Последствия были катастрофическими. Из всех примеров отождествления с агрессором в биографии Сталина одно лишь отождествление с Гитлером позорно провалилось. Другие же были по большей части удачны в том смысле, что они играли на руку Сталину. Например, когда он временно служил царской охранке, он решал свои личные и фракционные проблемы (см.: 292, 108 и далее). Когда стал по национальности русским, он переметнулся «от проигрывающей стороны истории к выигрывающей» (там же, 142).
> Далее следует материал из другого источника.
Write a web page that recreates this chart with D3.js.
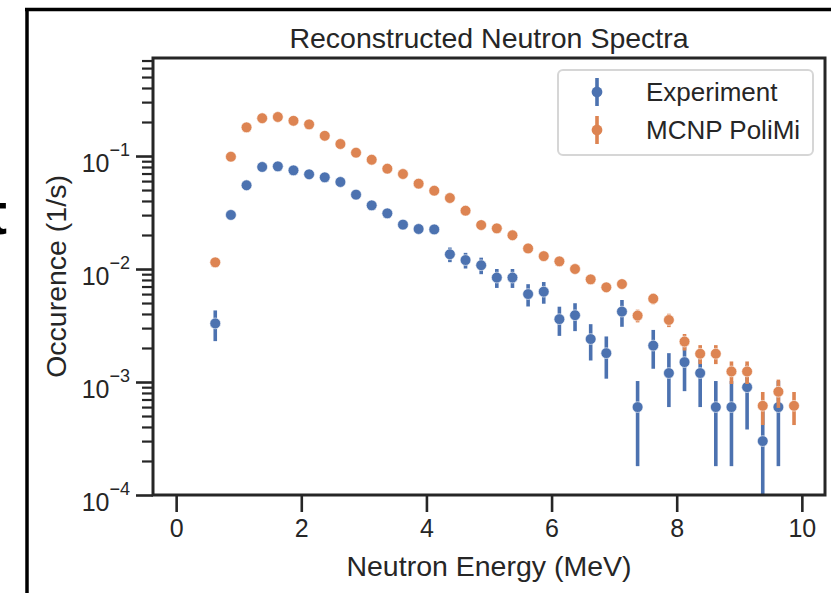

Тенденция Сталина отождествлять себя с агрессором (или с тем, кого он считал потенциальным агрессором) прекрасно соответствовала его высокоэффективной стратегии «разделяй и властвуй»14. Например, для борьбы с Троцким он временно становился на сторону Каменева и Зиновьева (= по крайней мере чисто внешне отождествлял себя с ними), а затем поддержал Бухарина, чтобы избавиться от Троцкого, Каменева и Зиновьева (Бухарин был уничтожен позже). Но такой подход не сработал с Гитлером, который слишком легко отвлекся от войны с Англией. Отождествление с Гитлером было абсолютным и воистину саморазрушительным. Предыдущие отождествления с русскими как классом, с царской охранкой, с Каменевым — Зиновьевым и т. д., без сомнения, давали Сталину временную возможность закрыть глаза на вероятную агрессию со стороны всех этих людей, которые на сетом-то деле либо не были агрессивны в отношении его (например, русские как класс), либо были недостаточно агрессивны для того, чтобы уничтожить его (например, царская полиция). Но игнорирование возможности агрессии со стороны Гитлера не означало реального отсутствия агрессии. Гитлер действительно был агрессивен. Если бы Гитлер был таким же святым, как другие (реальные и вымышленные) враги Сталина, и/или если бы отождествление Сталина с Гитлером не было столь эмоционально сильным, ход истории мог бы быть совершенно иным. Гитлер мог бы направить все свои усилия на поражение Великобритании, прежде чем напасть на Советский Союз. Либо Сталин смог бы воздвигнуть более крепкую оборону на
границе Советского Союза. Но это всего лишь предположения. Факт в том, что Сталин путем отождествления с Гитлером не смог предотвратить его агрессию. Он только смог частично приглушить осознание возможности такой агрессии. И хотя такое заниженное осознание служило психологически защитным целям и избавляло его от личного беспокойства, оно оставило советский народ совершенно беззащитным перед Гитлером.